L’expert hydrique Nader Noureddine souligne que l’Egypte s’est adressée au Conseil de sécurité en 2020 avec le Soudan. A cette époque, le Conseil de sécurité avait demandé à l’Union Africaine (UA) d’intervenir pour trouver des solutions dans un délai de six mois. Cela n’a pas été le cas. « Le dossier du barrage est donc ouvert devant l’ONU et l’UA doit fournir des informations au Conseil de sécurité sur les raisons de l’échec des négociations », explique-t-il.

La lettre de l’Egypte répond aux allégations éthiopiennes liées à l’accord de défense commune entre l’Egypte et la Somalie en vertu duquel l’Egypte a envoyé des forces en Somalie. L’Ethiopie avait accusé dans un communiqué l’Egypte et la Somalie de « créer des troubles dans la région ». « La Somalie est un pays arabe et il existe un accord de défense commune entre tous les pays arabes. L’Egypte protège également sa sécurité nationale, puisque cette région donne sur la mer Rouge qui mène vers le Canal de Suez », explique-t-il.
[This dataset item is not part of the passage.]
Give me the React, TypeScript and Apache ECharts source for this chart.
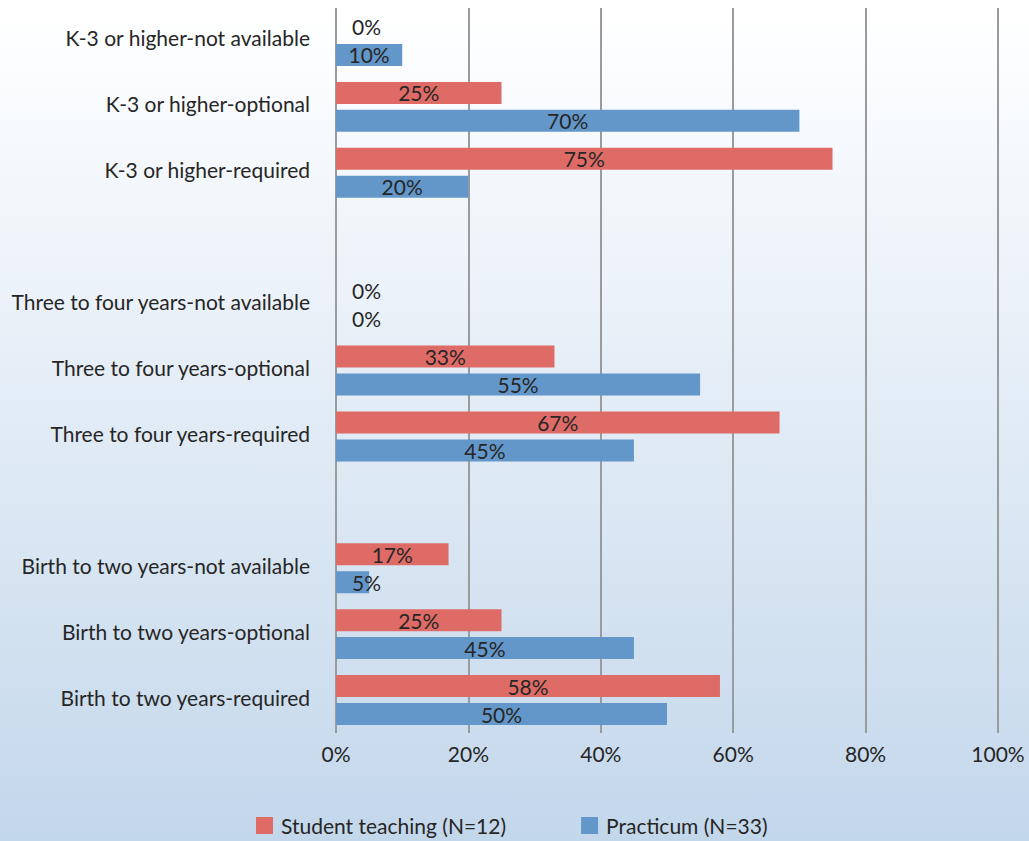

L’Ethiopie poursuit le remplissage du barrage

Une récente image satellite prise le 31 août révèle que l’Ethiopie poursuit le cinquième remplissage du barrage de la Renaissance après la fermeture des vannes supérieures de l’évacuateur. « Cela signifie que ce remplissage ne s’arrêtera pas », affirme l’expert.

Le barrage éthiopien possède 6 vannes. En cas de fortes crues, elles permettent de drainer l’eau. Sinon, le fonctionnement des turbines garantit le passage de l’eau vers les pays en aval. « D’où l’importance de l’accord avec l’Ethiopie réclamé par les pays en aval. Celui-ci permettrait le fonctionnement du plus grand nombre de turbines, soit 13 turbines, pour obtenir la même quantité d’eau qu’avant la construction du barrage. Un engagement que l’Ethiopie refuse d’accepter », explique Noureddine.

Pour sa part, Mahran affirme que l’Egypte est confrontée à une phase critique qui nécessite une grande vigilance, appelant la communauté internationale à comprendre que la stabilité de l’ensemble de la région dépend de l’issue de cette crise. « L’Egypte doit continuer à s’activer sur tous les fronts pour protéger ses droits », souligne-t-il.

Et de conclure : « La crise du barrage de la Renaissance met en avant le besoin urgent de développer des mécanismes plus efficaces pour résoudre les différends internationaux relatifs à l’eau et garantir une utilisation juste et durable des ressources hydriques partagées ».